**Information given**.
[start]

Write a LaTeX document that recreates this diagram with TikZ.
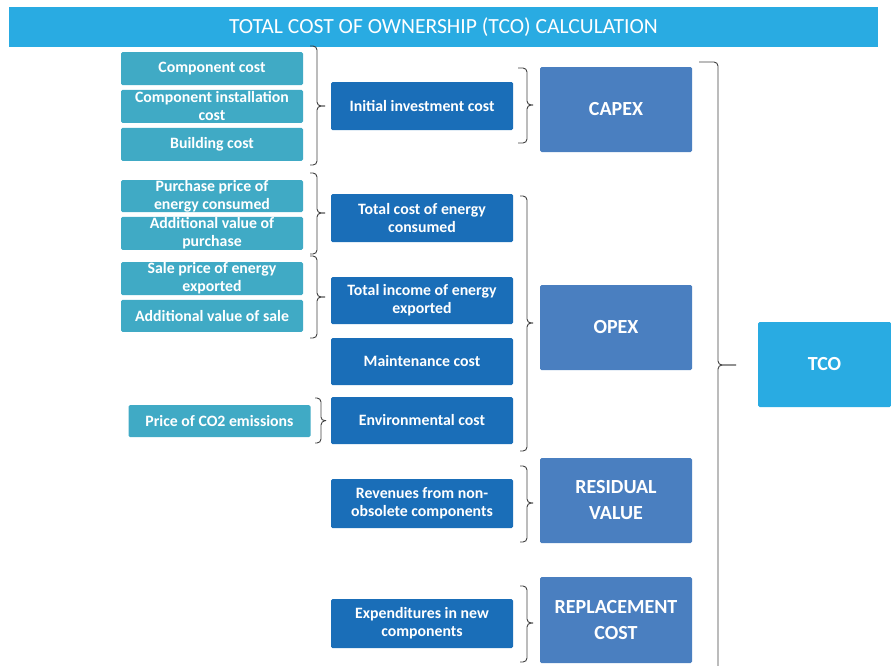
\documentclass[tikz,border=0pt]{standalone}
\usepackage{fontspec}
\setmainfont{Carlito}
\usetikzlibrary{positioning}
\definecolor{barblue}{RGB}{41,171,226}
\definecolor{leafteal}{RGB}{64,170,197}
\definecolor{midblue}{RGB}{26,110,184}
\definecolor{sumblue}{RGB}{74,127,192}
\tikzset{
  leaf/.style={fill=leafteal,text=white,minimum width=182pt,minimum height=33pt,
    align=center,inner sep=0pt,rounded corners=1.5pt,
    font=\bfseries\fontsize{15.8}{18}\selectfont},
  cost/.style={leaf,fill=midblue,minimum height=48pt},
  part/.style={fill=sumblue,text=white,minimum width=152pt,minimum height=85pt,
    align=center,inner sep=0pt,rounded corners=1.5pt,
    font=\bfseries\fontsize{20}{26}\selectfont},
  brk/.style={draw=black!75,line width=0.9pt,rounded corners=4pt}
}
\begin{document}
\begin{tikzpicture}[x=1pt,y=-1pt]
\useasboundingbox (0,0) rectangle (891,665);
\node[fill=barblue,text=white,minimum width=869pt,minimum height=40pt,inner sep=0pt,
  font=\fontsize{21.6}{26}\selectfont] (title) at (443.5,27)
  {TOTAL COST OF OWNERSHIP (TCO) CALCULATION};

% inputs
\node[leaf] (comp) at (212,68.5) {Component cost};
\node[leaf] (inst) [below=4.5pt of comp] {Component installation\\cost};
\node[leaf] (bld) [below=4.5pt of inst] {Building cost};
\node[leaf,minimum height=32pt] (purch) at (212,196) {Purchase price of\\energy consumed};
\node[leaf] (addp) [below=4.5pt of purch] {Additional value of\\purchase};
\node[leaf] (sale) at (212,278.5) {Sale price of energy\\exported};
\node[leaf,minimum height=32pt] (adds) [below=4.5pt of sale] {Additional value of sale};
\node[leaf,minimum height=32pt] (co2) at (219.5,421) {Price of CO2 emissions};

% cost items
\node[cost] (init) at (422,106) {Initial investment cost};
\node[cost] (totc) at (422,218) {Total cost of energy\\consumed};
\node[cost,minimum height=47pt] (toti) at (422,300.5) {Total income of energy\\exported};
\node[cost,minimum height=47pt] (maint) at (422,361.5) {Maintenance cost};
\node[cost,minimum height=47pt] (env) at (422,420.5) {Environmental cost};
\node[cost,minimum height=49pt] (rev) at (422,503.5) {Revenues from non-\\obsolete components};
\node[cost,minimum height=49pt] (expd) at (422,623.5) {Expenditures in new\\components};

% groups
\node[part] (capex) at (616,109.5) {CAPEX};
\node[part] (opex) at (616,327.5) {OPEX};
\node[part] (resid) at (616,500.5) {RESIDUAL\\VALUE};
\node[part,minimum height=86pt] (repl) at (616,620) {REPLACEMENT\\COST};
\node[part,fill=barblue,minimum width=133pt] (tco) at (824.5,364.5) {TCO};

% braces
\draw[brk] (310,46) -- (317,46) -- (317,106) -- (init.west -| 325,0);
\draw[brk] (310,165) -- (317,165) -- (317,106) -- (init.west -| 325,0);
\draw[brk] (310,173) -- (317,173) -- (317,213) -- (325,213);
\draw[brk] (310,254) -- (317,254) -- (317,213) -- (325,213);
\draw[brk] (310,256) -- (317,256) -- (317,297) -- (325,297);
\draw[brk] (310,338) -- (317,338) -- (317,297) -- (325,297);
\draw[brk] (315,398) -- (321,398) -- (321,421) -- (env.west -| 326,0);
\draw[brk] (315,443) -- (321,443) -- (321,421) -- (env.west -| 326,0);

\draw[brk] (518,68) -- (527,68) -- (527,105) -- (533,105);
\draw[brk] (518,143) -- (527,143) -- (527,105) -- (533,105);
\draw[brk] (520,196) -- (527,196) -- (527,323) -- (533,323);
\draw[brk] (520,451) -- (527,451) -- (527,323) -- (533,323);
\draw[brk] (520,466) -- (527,466) -- (527,503) -- (533,503);
\draw[brk] (520,542) -- (527,542) -- (527,503) -- (533,503);
\draw[brk] (520,586) -- (527,586) -- (527,623) -- (533,623);
\draw[brk] (520,662) -- (527,662) -- (527,623) -- (533,623);

\draw[brk] (699,62) -- (718,62) -- (718,365) -- (736,365);
\draw[brk] (699,700) -- (718,700) -- (718,365) -- (736,365);
\end{tikzpicture}
\end{document}
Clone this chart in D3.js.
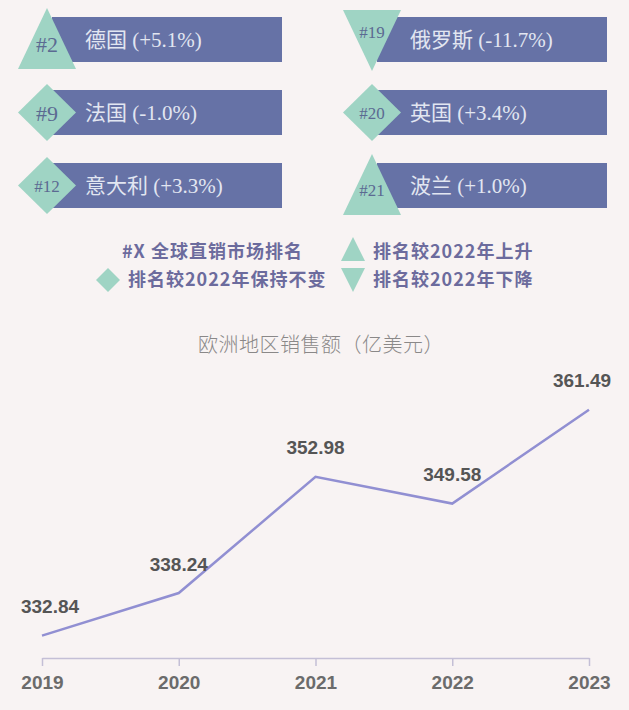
<!DOCTYPE html>
<html>
<head>
<meta charset="utf-8">
<script src="https://cdn.jsdelivr.net/npm/d3@7"></script>
<style>
  html, body { margin: 0; padding: 0; background: #f8f3f3; }
  svg { display: block; }
</style>
</head>
<body>
<svg id="chart" width="629" height="710"></svg>
<script>
const countries = ["德国", "法国", "意大利", "俄罗斯", "英国", "波兰"];
const changes = ["+5.1%", "-1.0%", "+3.3%", "-11.7%", "+3.4%", "+1.0%"];
const ranks = [2, 9, 12, 19, 20, 21];
const trends = ["up", "same", "same", "down", "same", "up"];

const legendItems = ["#X 全球直销市场排名", "排名较2022年上升", "排名较2022年保持不变", "排名较2022年下降"];

const years = ["2019", "2020", "2021", "2022", "2023"];
const sales = [332.84, 338.24, 352.98, 349.58, 361.49];
const chartTitle = "欧洲地区销售额（亿美元）";

const svg = d3.select("#chart");
const barColor = "#6672a6";
const teal = "#9fd4c4";
const cjk = "'Noto Sans CJK SC', sans-serif";
const serif = "'Liberation Serif', 'Noto Sans CJK SC', serif";

// shape paths centred on 0,0
function shapePath(type, w, h) {
  if (type === "up") return `M0,${-h}L${w},${h}L${-w},${h}Z`;
  if (type === "down") return `M${-w},${-h}L${w},${-h}L0,${h}Z`;
  return `M0,${-h}L${w},0L0,${h}L${-w},0Z`;
}

// ---- ranking cards ----
const colX = d3.scaleOrdinal().domain([0, 1]).range([47, 372]);
const rowY = d3.scaleBand().domain([0, 1, 2]).range([17, 208]).paddingInner(0.3836).paddingOuter(0);

const cards = svg.append("g")
  .selectAll("g")
  .data(countries.map((c, i) => ({ name: c, change: changes[i], rank: ranks[i], trend: trends[i], col: Math.floor(i / 3), row: i % 3 })))
  .enter().append("g")
  .attr("transform", d => `translate(${colX(d.col)},${rowY(d.row) + rowY.bandwidth() / 2})`);

cards.append("rect")
  .attr("x", 5)
  .attr("y", -rowY.bandwidth() / 2)
  .attr("width", 230)
  .attr("height", rowY.bandwidth())
  .attr("fill", barColor);

cards.append("path")
  .attr("d", d => shapePath(d.trend, 29, d.trend === "same" ? 28.5 : 30.5))
  .attr("transform", d => d.trend === "same" ? null : `translate(0,${d.trend === "up" ? -1 : 1})`)
  .attr("fill", teal);

cards.append("text")
  .attr("x", 0)
  .attr("y", d => d.trend === "up" ? 5 : d.trend === "down" ? -7 : 1)
  .attr("dy", "0.35em")
  .attr("text-anchor", "middle")
  .attr("font-family", serif)
  .attr("font-size", d => d.rank < 10 ? 22 : 17)
  .attr("fill", "#5b6a92")
  .text(d => "#" + d.rank);

cards.append("text")
  .attr("x", 38)
  .attr("y", 0)
  .attr("dy", "0.35em")
  .attr("font-family", serif)
  .attr("font-size", 21)
  .attr("fill", "#e2e6f1")
  .text(d => `${d.name} (${d.change})`);

// ---- legend ----
const legend = svg.append("g")
  .attr("font-family", cjk)
  .attr("font-weight", "bold")
  .attr("font-size", 18)
  .attr("letter-spacing", 1)
  .attr("fill", "#6c6b9d");

legend.append("text").attr("x", 122).attr("y", 258).text(legendItems[0]);
legend.append("path").attr("d", shapePath("up", 12, 12)).attr("transform", "translate(353,249)").attr("fill", teal);
legend.append("text").attr("x", 373).attr("y", 258).text(legendItems[1]);
legend.append("path").attr("d", shapePath("same", 12, 12)).attr("transform", "translate(108,280)").attr("fill", teal);
legend.append("text").attr("x", 128).attr("y", 286).text(legendItems[2]);
legend.append("path").attr("d", shapePath("down", 12, 12)).attr("transform", "translate(353,280)").attr("fill", teal);
legend.append("text").attr("x", 373).attr("y", 286).text(legendItems[3]);

// ---- line chart ----
const x = d3.scalePoint().domain(years).range([42, 589]);
const y = d3.scaleLinear().domain([330, 365]).range([658, 382]);

svg.append("text")
  .attr("x", 321)
  .attr("y", 352)
  .attr("text-anchor", "middle")
  .attr("font-family", cjk)
  .attr("font-size", 20)
  .attr("font-weight", 300)
  .attr("letter-spacing", 0.5)
  .attr("fill", "#8a8888")
  .text(chartTitle);

const xAxis = svg.append("g")
  .attr("transform", `translate(0,${y(330)})`)
  .call(d3.axisBottom(x).tickSize(8).tickSizeOuter(0).tickPadding(10));

xAxis.select(".domain").attr("stroke", "#c4bfd6").attr("stroke-width", 1.5);
xAxis.selectAll(".tick line").attr("stroke", "#c4bfd6").attr("stroke-width", 1.5);
xAxis.selectAll(".tick text")
  .attr("font-family", "'Liberation Sans', sans-serif")
  .attr("font-size", 19)
  .attr("font-weight", "bold")
  .attr("fill", "#6b6b6b");

const line = d3.line()
  .x((d, i) => x(years[i]))
  .y(d => y(d));

svg.append("path")
  .datum(sales)
  .attr("d", line)
  .attr("fill", "none")
  .attr("stroke", "#918fd2")
  .attr("stroke-width", 2.5);

svg.append("g")
  .selectAll("text")
  .data(sales)
  .enter().append("text")
  .attr("x", (d, i) => Math.min(Math.max(x(years[i]), 50), 582))
  .attr("y", d => y(d) - 29)
  .attr("dy", "0.35em")
  .attr("text-anchor", "middle")
  .attr("font-family", "'Liberation Sans', sans-serif")
  .attr("font-size", 19)
  .attr("font-weight", "bold")
  .attr("fill", "#555555")
  .text(d => d.toFixed(2));
</script>
</body>
</html>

[end]

**Your objective**.
For each line in the data above that contains the string "this", extract the line.

**Full response**.
Write a LaTeX document that recreates this diagram with TikZ.
Clone this chart in D3.js.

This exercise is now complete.